KONTROLL begins with a representative from Budapest's subway system, self-consciously reading from a clipboard as he voices his belief that audiences will see the film's depiction of the subway and its denizens as allegorical, rather than literal. Additionally, he states that he was happy to have permitted the film's use of the subway, as the young writer & director, Nimrod Antal, was profoundly concerned with issues of good and evil.

I don't know if that guy is an actor or not, but what a great way to set up a movie. By announcing that it's an allegory about good and evil, the film distances us from an immediacy it might otherwise have. Why is this a good thing? Well, our rational side is willing to overlook a disjointed story, a lack of compelling characters, and the production's unremitting ugliness because it's on the lookout for allegories of good and evil. Rather than reflect that a particular sequence doesn't move the story along or provide any real insight into its participants, it's thinking, "What does this mean?"

Here's the setup: Bulscu (Sandor Csanyi) is the leader of an underdog squad of Kontrollers, ticket checkers on Budapest's honor-system subway. He's smart, attractive, likeable, and sleeps on the floors of deserted platforms in the middle of the night. He appears to have no real home, and he may be a schizophrenic killer.

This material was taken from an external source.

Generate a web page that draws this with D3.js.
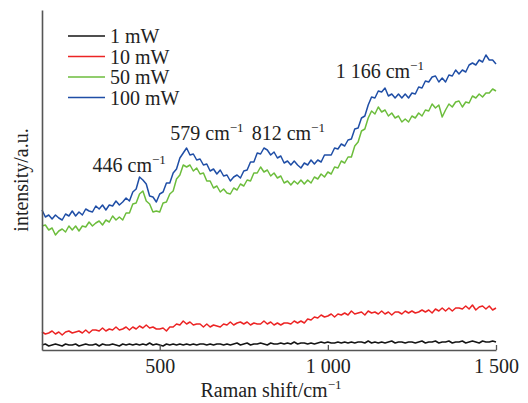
<!DOCTYPE html>
<html>
<head>
<meta charset="utf-8">
<script src="https://cdn.jsdelivr.net/npm/d3@7"></script>
<style>
  html, body { margin: 0; padding: 0; background: #fff; }
  svg { display: block; }
  svg text { font-family: "Liberation Serif", "Times New Roman", Times, "DejaVu Serif", serif !important; fill: #222; }
</style>
</head>
<body>
<svg id="chart" width="528" height="403"></svg>
<script>
// Raman shift sampled every 10 cm^-1 from 150 to 1500
const shiftStart = 150, shiftStep = 10;
const seriesNames = ["1 mW", "10 mW", "50 mW", "100 mW"];
const seriesColors = ["#151515", "#ec2424", "#6cbd3c", "#1f4ea6"];
const xTicks = [500, 1000, 1500];
const xTickLabels = ["500", "1 000", "1 500"];
const peakShifts = [446, 579, 812, 1166];
const peakLabels = ["446", "579", "812", "1 166"];

const p1mW = [
  5,6,4,5,6,5,4,6,5,5, 6,4,5,6,5,5,6,4,6,5, 5,6,5,4,6,5,6,5,6,5,
  6,5,7,5,6,5,4,6,5,6, 5,6,5,6,5,6,5,6,6,5, 6,5,6,6,5,6,5,6,7,5,
  6,7,5,6,6,7,6,5,7,6, 6,7,6,7,6,8,6,7,7,6, 7,6,7,8,7,8,7,7,8,7,
  8,7,8,7,8,8,7,9,7,8, 7,8,7,8,9,7,8,8,7,8, 8,7,8,9,7,8,8,9,7,8,
  8,9,7,8,8,9,7,8,9,8, 7,9,8,8,9,8
];
const p10mW = [
  18,16,17,19,16,18,15,18,19,17, 18,19,17,20,17,20,20,19,22,19,
  21,20,23,20,21,23,20,23,21,24, 22,25,22,23,21,21,22,19,23,23,
  26,25,29,26,28,25,26,26,23,26, 23,25,24,23,26,25,28,25,27,28,
  26,28,25,27,26,26,29,26,28,25, 27,25,27,27,26,29,27,29,27,31,
  30,33,32,35,33,34,36,33,36,35, 37,35,39,36,37,38,35,39,37,38,
  36,39,36,38,35,38,38,36,39,37, 39,37,38,40,38,40,37,41,39,42,
  39,42,39,42,42,41,44,41,45,40, 43,44,41,44,40,42
];
const p50mW = [
  124,125,120,122,115,119,121,118,124,120, 124,119,124,123,128,124,127,129,125,130,
  128,134,130,133,130,137,137,146,147,156, 159,149,146,138,139,138,147,148,156,159,
  171,175,185,183,185,179,182,176,177,169, 169,162,164,158,161,157,156,162,160,166,
  164,170,169,177,177,183,178,180,174,177, 172,174,167,169,165,169,166,170,166,170,
  167,173,171,176,173,178,176,183,182,189, 187,193,193,204,208,219,221,232,239,236,
  243,238,240,234,237,232,234,228,231,228, 234,232,237,234,240,239,246,242,245,233,
  240,246,243,248,249,243,248,247,254,252, 256,253,257,257,261,259
];
const p100mW = [
  140,133,135,131,135,132,130,136,134,139, 134,138,135,141,139,138,144,141,145,140,
  145,144,149,145,148,152,149,158,161,173, 170,166,154,153,148,156,158,167,167,177,
  181,192,197,202,195,196,190,191,185,186, 179,181,176,180,174,175,169,173,175,172,
  179,180,188,188,197,196,202,200,195,198, 192,194,187,189,185,189,185,182,187,185,
  190,186,190,188,195,195,195,202,201,206, 204,210,211,221,222,232,234,245,253,252,
  259,258,262,254,256,252,256,252,256,252, 257,256,263,262,269,268,273,274,268,272,
  268,275,274,280,276,280,278,285,287,285, 290,288,295,290,290,286
];
const seriesValues = [p1mW, p10mW, p50mW, p100mW];

const svg = d3.select("#chart");
const mLeft = 42, mRight = 496, mTop = 10, mBottom = 350;

const x = d3.scaleLinear().domain([150, 1500]).range([mLeft, mRight]);
const y = d3.scaleLinear().domain([0, 340]).range([mBottom, mTop]);

// series lines
const line = d3.line()
  .x((d, i) => x(shiftStart + i * shiftStep))
  .y(d => y(d));

seriesValues.forEach((vals, k) => {
  svg.append("path")
    .datum(vals)
    .attr("d", line)
    .attr("fill", "none")
    .attr("stroke", seriesColors[k])
    .attr("stroke-width", 1.5)
    .attr("stroke-linejoin", "round");
});

// x axis with inward ticks
const xAxis = d3.axisBottom(x)
  .tickValues(xTicks)
  .tickSizeInner(-5)
  .tickSizeOuter(0)
  .tickPadding(9)
  .tickFormat((d, i) => xTickLabels[i]);

const gx = svg.append("g").attr("transform", `translate(0,${mBottom})`).call(xAxis);
gx.attr("font-family", null);
gx.select(".domain").attr("stroke", "#555").attr("stroke-width", 1.6);
gx.selectAll(".tick line").attr("stroke", "#555").attr("stroke-width", 1.3);
gx.selectAll(".tick text")
  .attr("font-size", 20)
  .attr("fill", "#222");

// y axis (no ticks)
const yAxis = d3.axisLeft(y).tickValues([]).tickSizeOuter(0);
const gy = svg.append("g").attr("transform", `translate(${mLeft},0)`).call(yAxis);
gy.select(".domain").attr("stroke", "#555").attr("stroke-width", 1.6);

// axis titles
const xt = svg.append("text")
  .attr("x", (mLeft + mRight) / 2 + 2)
  .attr("y", 397)
  .attr("text-anchor", "middle")
  .attr("font-size", 20);
xt.append("tspan").text("Raman shift/cm");
xt.append("tspan").attr("font-size", 13).attr("dy", -8).text("\u22121");

svg.append("text")
  .attr("transform", `translate(28,${(mTop + mBottom) / 2}) rotate(-90)`)
  .attr("text-anchor", "middle")
  .attr("font-size", 20)
  .text("intensity/a.u.");

// legend
const lg = svg.append("g");
seriesNames.forEach((name, k) => {
  const yy = 36 + k * 20.5;
  lg.append("line")
    .attr("x1", 68).attr("x2", 105)
    .attr("y1", yy).attr("y2", yy)
    .attr("stroke", seriesColors[k]).attr("stroke-width", 1.5);
  lg.append("text")
    .attr("x", 110).attr("y", yy + 7)
    .attr("font-size", 20)
    .text(name);
});

// peak annotations
const annoPos = [
  { dx: -49, by: 172 },
  { dx: -16, by: 140 },
  { dx: -13, by: 140 },
  { dx: -48, by: 78 }
];
peakShifts.forEach((p, k) => {
  const t = svg.append("text")
    .attr("x", x(p) + annoPos[k].dx)
    .attr("y", annoPos[k].by)
    .attr("font-size", 20);
  t.append("tspan").text(peakLabels[k] + " cm");
  t.append("tspan").attr("font-size", 13).attr("dy", -8).text("\u22121");
});
</script>
</body>
</html>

With a setup like that, you'd be right to expect a straight-up thriller. Antal takes his story in a different direction, however, using his premise to examine the lives of people who exist at the fringes of society. It's an interesting experiment, and the conceit gives the shoestring production a thematic justification for looking as scruffy as its characters.

Is it interesting? Yes. Does it make one forget about the passage of time? Yes. Is it good? I'm not sure. I'm still trying to figure out what it means.